Why? To spice up the apocalypse, of course

  • mr_world [they/them]
    ·
    2 years ago

    Okay, here's my thing. Where does life begin? I don't mean reproduction. I mean you have some chemicals in water. They bounce around, reacting with each other for millions of years. At some point they self organize. Why? Like where was the tipping point? The molecules carry out functions, completely without intelligence. They have no brain, they're just abiding chemistry/physics. The molecules get with other molecules. Then you eventually get a single living cell. Where is the line between life and inanimate objects in that scenario? Carry that on to multi-cellular life. If you're a single-celled organism, you can draw the line at yourself.

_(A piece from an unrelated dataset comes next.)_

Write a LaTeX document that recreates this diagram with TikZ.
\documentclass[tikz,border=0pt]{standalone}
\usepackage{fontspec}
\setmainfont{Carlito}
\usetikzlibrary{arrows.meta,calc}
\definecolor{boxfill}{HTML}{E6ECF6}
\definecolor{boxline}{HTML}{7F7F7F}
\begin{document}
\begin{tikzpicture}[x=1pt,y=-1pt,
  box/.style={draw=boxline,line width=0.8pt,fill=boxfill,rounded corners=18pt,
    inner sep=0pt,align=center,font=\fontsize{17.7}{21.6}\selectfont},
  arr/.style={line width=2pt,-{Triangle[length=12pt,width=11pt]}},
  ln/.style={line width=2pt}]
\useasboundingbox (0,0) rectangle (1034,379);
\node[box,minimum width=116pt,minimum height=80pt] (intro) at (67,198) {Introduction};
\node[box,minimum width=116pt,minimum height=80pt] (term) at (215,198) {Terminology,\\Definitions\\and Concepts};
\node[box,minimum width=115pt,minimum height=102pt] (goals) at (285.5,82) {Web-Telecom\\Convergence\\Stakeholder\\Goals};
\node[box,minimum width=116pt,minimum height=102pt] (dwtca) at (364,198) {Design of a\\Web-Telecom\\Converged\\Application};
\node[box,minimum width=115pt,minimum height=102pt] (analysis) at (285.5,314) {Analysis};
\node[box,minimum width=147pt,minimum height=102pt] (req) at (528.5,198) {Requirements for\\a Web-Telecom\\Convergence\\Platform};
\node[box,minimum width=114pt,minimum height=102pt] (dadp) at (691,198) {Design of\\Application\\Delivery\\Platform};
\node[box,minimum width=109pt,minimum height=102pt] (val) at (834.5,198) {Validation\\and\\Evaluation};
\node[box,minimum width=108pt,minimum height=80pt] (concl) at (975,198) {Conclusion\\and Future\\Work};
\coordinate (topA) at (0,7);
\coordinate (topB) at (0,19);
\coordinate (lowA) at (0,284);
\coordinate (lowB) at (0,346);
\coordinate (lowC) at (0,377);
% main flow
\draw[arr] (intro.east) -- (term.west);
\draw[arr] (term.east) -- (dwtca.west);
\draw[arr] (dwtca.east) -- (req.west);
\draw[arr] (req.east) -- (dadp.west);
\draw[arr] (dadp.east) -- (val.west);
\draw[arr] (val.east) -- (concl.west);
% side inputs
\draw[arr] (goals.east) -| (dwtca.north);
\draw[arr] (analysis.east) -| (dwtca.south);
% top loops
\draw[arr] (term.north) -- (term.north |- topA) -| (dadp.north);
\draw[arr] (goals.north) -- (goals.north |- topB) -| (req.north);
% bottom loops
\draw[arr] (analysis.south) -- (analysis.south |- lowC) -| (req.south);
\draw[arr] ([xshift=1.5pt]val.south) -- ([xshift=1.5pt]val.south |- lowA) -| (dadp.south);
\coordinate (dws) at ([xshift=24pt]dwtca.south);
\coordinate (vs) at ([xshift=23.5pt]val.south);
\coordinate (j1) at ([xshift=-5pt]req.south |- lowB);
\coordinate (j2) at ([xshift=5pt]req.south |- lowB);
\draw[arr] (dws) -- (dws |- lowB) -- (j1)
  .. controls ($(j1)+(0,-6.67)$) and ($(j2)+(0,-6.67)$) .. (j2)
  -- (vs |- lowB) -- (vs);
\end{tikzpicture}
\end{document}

You can say that everything that isn't you isn't quite alive and everything that is you or more is alive. But that's arbitrary isn't it? Why do you get to draw that line and why is the place you draw it better than any other place?

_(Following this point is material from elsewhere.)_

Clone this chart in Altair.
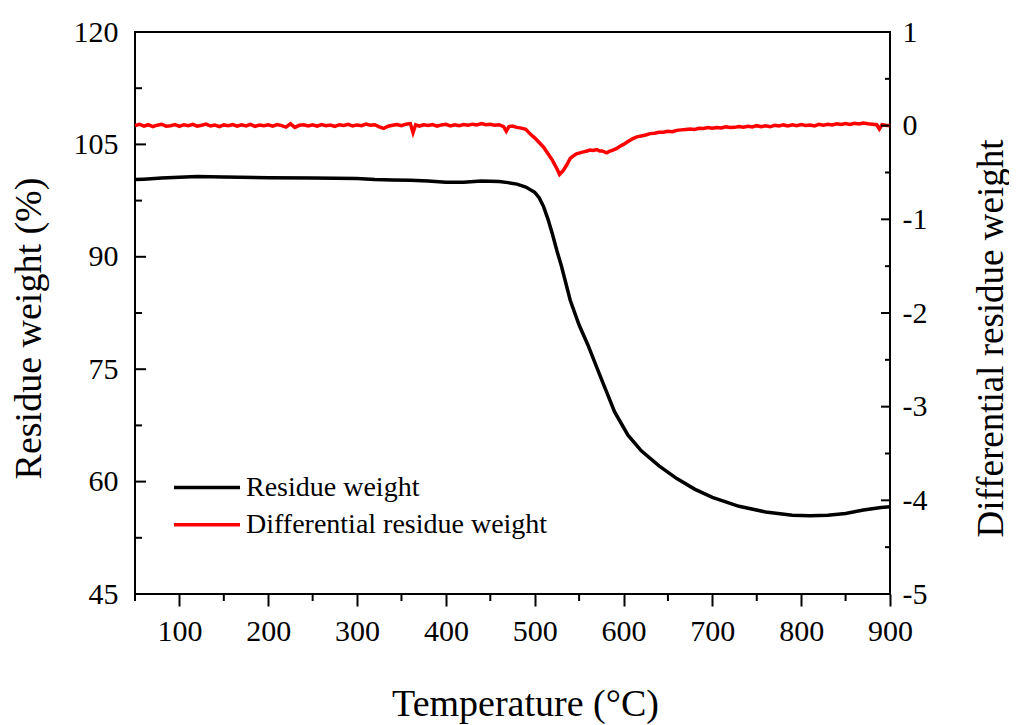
import altair as alt
import pandas as pd

# ---------------- data ----------------
temp_w = [50, 60, 80, 100, 120, 150, 200, 250, 300, 320, 340, 360, 380, 400, 420, 440,
          460, 470, 480, 490, 500, 505, 510, 515, 520, 525, 530, 540, 550, 560, 575,
          590, 605, 620, 640, 660, 680, 700, 730, 760, 790, 810, 830, 850, 870, 890, 900]
weight = [100.3, 100.35, 100.5, 100.6, 100.7, 100.65, 100.55, 100.5, 100.45, 100.3,
          100.25, 100.2, 100.1, 99.95, 99.95, 100.1, 100.05, 99.9, 99.7, 99.3, 98.6,
          97.9, 96.7, 95.0, 93.0, 90.8, 88.8, 84.2, 80.9, 78.2, 73.7, 69.3, 66.2, 64.1,
          62.1, 60.4, 59.0, 57.9, 56.7, 55.95, 55.5, 55.45, 55.5, 55.75, 56.2, 56.55, 56.65]

temp_d = [
    50, 55, 60, 65, 70, 75, 80, 85, 90, 95,
    100, 105, 110, 115, 120, 125, 130, 135, 140, 145,
    150, 155, 160, 165, 170, 175, 180, 185, 190, 195,
    200, 205, 210, 215, 220, 225, 230, 235, 240, 245,
    250, 255, 260, 265, 270, 275, 280, 285, 290, 295,
    300, 305, 310, 315, 320, 325, 330, 335, 340, 345,
    350, 355, 360, 363, 366, 370, 375, 380, 385, 390,
    395, 400, 405, 410, 415, 420, 425, 430, 435, 440,
    445, 450, 455, 460, 465, 468, 471, 475, 480, 485,
    490, 495, 500, 505, 510, 515, 520, 525, 528, 532,
    536, 540, 544, 547, 551, 555, 559, 562, 566, 570,
    573, 576, 581, 584, 588, 592, 596, 600, 605, 610,
    615, 620, 625, 630, 635, 640, 645, 650, 655, 660,
    665, 670, 675, 680, 685, 690, 695, 700, 705, 710,
    715, 720, 725, 730, 735, 740, 745, 750, 755, 760,
    765, 770, 775, 780, 785, 790, 795, 800, 805, 810,
    815, 820, 825, 830, 835, 840, 845, 850, 855, 860,
    865, 870, 875, 880, 885, 888, 891, 895, 900,
]
deriv = [
    0.0, 0.015, -0.005, 0.01, -0.01, 0.005, 0.015, -0.005, 0.0, 0.012,
    -0.008, 0.01, 0.0, 0.014, -0.006, 0.004, 0.016, -0.004, 0.006, -0.01,
    0.008, 0.0, 0.012, -0.006, 0.01, -0.002, 0.014, -0.008, 0.006, 0.0,
    0.01, -0.006, 0.012, 0.0, -0.015, 0.02, -0.018, 0.004, 0.01, -0.004,
    0.008, -0.006, 0.012, 0.0, 0.006, -0.008, 0.01, 0.002, 0.014, -0.004,
    0.008, 0.0, 0.016, 0.004, 0.01, -0.012, -0.028, -0.006, 0.004, 0.012,
    0.0, 0.016, 0.022, -0.075, 0.01, -0.004, 0.01, 0.002, 0.012, -0.006,
    0.008, 0.014, -0.002, 0.01, 0.0, 0.012, 0.004, 0.016, 0.008, 0.022,
    0.01, 0.014, 0.004, 0.01, -0.01, -0.06, -0.01, -0.004, -0.018, -0.026,
    -0.04, -0.09, -0.13, -0.18, -0.23, -0.30, -0.37, -0.46, -0.52, -0.48,
    -0.42, -0.35, -0.32, -0.30, -0.29, -0.28, -0.27, -0.26, -0.265, -0.255,
    -0.27, -0.27, -0.29, -0.275, -0.26, -0.245, -0.22, -0.20, -0.17, -0.14,
    -0.12, -0.11, -0.10, -0.085, -0.08, -0.07, -0.07, -0.06, -0.065, -0.05,
    -0.045, -0.04, -0.035, -0.04, -0.028, -0.03, -0.02, -0.028, -0.02, -0.025,
    -0.012, -0.02, -0.018, -0.008, -0.016, -0.006, -0.014, 0.0, -0.01, -0.002,
    -0.012, 0.004, -0.004, 0.008, -0.002, 0.01, 0.0, 0.012, 0.002, 0.008,
    -0.002, 0.014, 0.006, 0.016, 0.008, 0.02, 0.012, 0.022, 0.014, 0.026,
    0.018, 0.028, 0.02, 0.016, 0.01, -0.035, 0.01, 0.004, 0.0,
]

series_names = ["Residue weight", "Differential residue weight"]
series_colors = ["black", "red"]

x_major = [100, 200, 300, 400, 500, 600, 700, 800, 900]
x_minor = [50, 150, 250, 350, 450, 550, 650, 750, 850]
left_major = [45, 60, 75, 90, 105, 120]
left_minor = [52.5, 67.5, 82.5, 97.5, 112.5]
right_major = [-5, -4, -3, -2, -1, 0, 1]
right_minor = [-4.5, -3.5, -2.5, -1.5, -0.5, 0.5]

# ---------------- chart ----------------
FONT = "Liberation Serif"
W, H = 755, 562

df_w = pd.DataFrame({"T": temp_w, "v": weight, "series": series_names[0]})
df_d = pd.DataFrame({"T": temp_d, "v": deriv, "series": series_names[1]})

x_scale = alt.Scale(domain=[50, 900], nice=False, zero=False)
x_enc = alt.X(
    "T:Q",
    scale=x_scale,
    axis=alt.Axis(
        values=x_major, title="Temperature (°C)", grid=False, domain=False,
        tickSize=12, tickWidth=2, tickColor="black", labelFlush=False,
        labelFont=FONT, labelFontSize=30, labelColor="black", labelPadding=10,
        titleFont=FONT, titleFontSize=38, titleFontWeight="normal", titleColor="black",
        titleX=390, titleY=121, titleBaseline="alphabetic",
    ),
)

left_scale = alt.Scale(domain=[45, 120], nice=False, zero=False)
right_scale = alt.Scale(domain=[-5, 1], nice=False, zero=False)

color_enc = alt.Color(
    "series:N",
    scale=alt.Scale(domain=series_names, range=series_colors),
    legend=alt.Legend(
        title=None, orient="none", legendX=53.5, legendY=437,
        symbolType="M-2,0H2", symbolSize=1089, symbolStrokeWidth=3.5,
        labelFont=FONT, labelFontSize=28, labelColor="black", labelOffset=20.5,
        rowPadding=4.2, padding=0, labelLimit=400,
    ),
)

line_w = alt.Chart(df_w).mark_line(strokeWidth=3.5).encode(
    x=x_enc,
    y=alt.Y("v:Q", scale=left_scale, axis=alt.Axis(
        orient="left", values=left_major, title="Residue weight (%)", grid=False,
        domain=False, ticks=False, tickSize=0,
        labelFont=FONT, labelFontSize=30, labelColor="black", labelPadding=17,
        titleFont=FONT, titleFontSize=38, titleFontWeight="normal", titleColor="black",
        titleX=-95, titleY=296, titleBaseline="alphabetic", titleAngle=270,
    )),
    color=color_enc,
)

line_d = alt.Chart(df_d).mark_line(strokeWidth=3.5).encode(
    x=x_enc,
    y=alt.Y("v:Q", scale=right_scale, axis=alt.Axis(
        orient="right", values=right_major, title="Differential residue weight",
        grid=False, domain=False, ticks=False, tickSize=0,
        labelExpr="'' + datum.value",
        labelFont=FONT, labelFontSize=30, labelColor="black", labelPadding=12,
        titleFont=FONT, titleFontSize=37, titleFontWeight="normal", titleColor="black",
        titleX=112, titleY=306, titleBaseline="alphabetic", titleAngle=270,
    )),
    color=color_enc,
)


def yticks(values, scale, x0, x1):
    return alt.Chart(pd.DataFrame({"v": values})).mark_rule(
        color="black", strokeWidth=2
    ).encode(
        y=alt.Y("v:Q", scale=scale, axis=None),
        x=alt.value(x0), x2=alt.value(x1),
    )


minor_x = alt.Chart(pd.DataFrame({"T": x_minor})).mark_rule(
    color="black", strokeWidth=2
).encode(x=x_enc, y=alt.value(H), y2=alt.value(H + 7))

chart = alt.layer(
    line_w, line_d,
    yticks(left_major, left_scale, 0, 11),
    yticks(left_minor, left_scale, 0, 7),
    yticks(right_major, right_scale, W, W - 9),
    yticks(right_minor, right_scale, W, W - 5),
    minor_x,
).resolve_scale(y="independent").properties(
    width=W, height=H,
    autosize=alt.AutoSizeParams(type="none"),
    padding={"left": 127, "top": 24, "right": 119, "bottom": 131},
    background="white",
).configure_view(stroke="black", strokeWidth=2)

chart.save("out.html", embed_options={"renderer": "svg", "actions": False})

    So do all that reasoning but with consciousness. Why is human-like consciousness the benchmark other than it's just what we prefer it to be? A dog is conscious. Even by mainstream science and non-vegans they're just as aware and intelligent as human children. They don't reason like we do though. They don't conceptualize stuff like we do. To be hungry, tired, scared, happy, etc all mean different things to them.

    Consciousness is unfalsifiable, so relying purely on inductive means seems sloppy. Could you ever really know if a dog is conscious even if they could speak a human language? Is there really any measurement you could make? It would all be dismissed as Chinese Room stuff. But what if, just for the sake of argument :expert-shapiro: we aren't actually the benchmark for universal intelligence. What if things are aware in ways we can't possibly measure or understand with only calipers?

    I'm not a scientist maybe there are answers to all I just asked. At some point it's possible, if improbable, that consciousness emerges without it being human or part of our evolutionary history.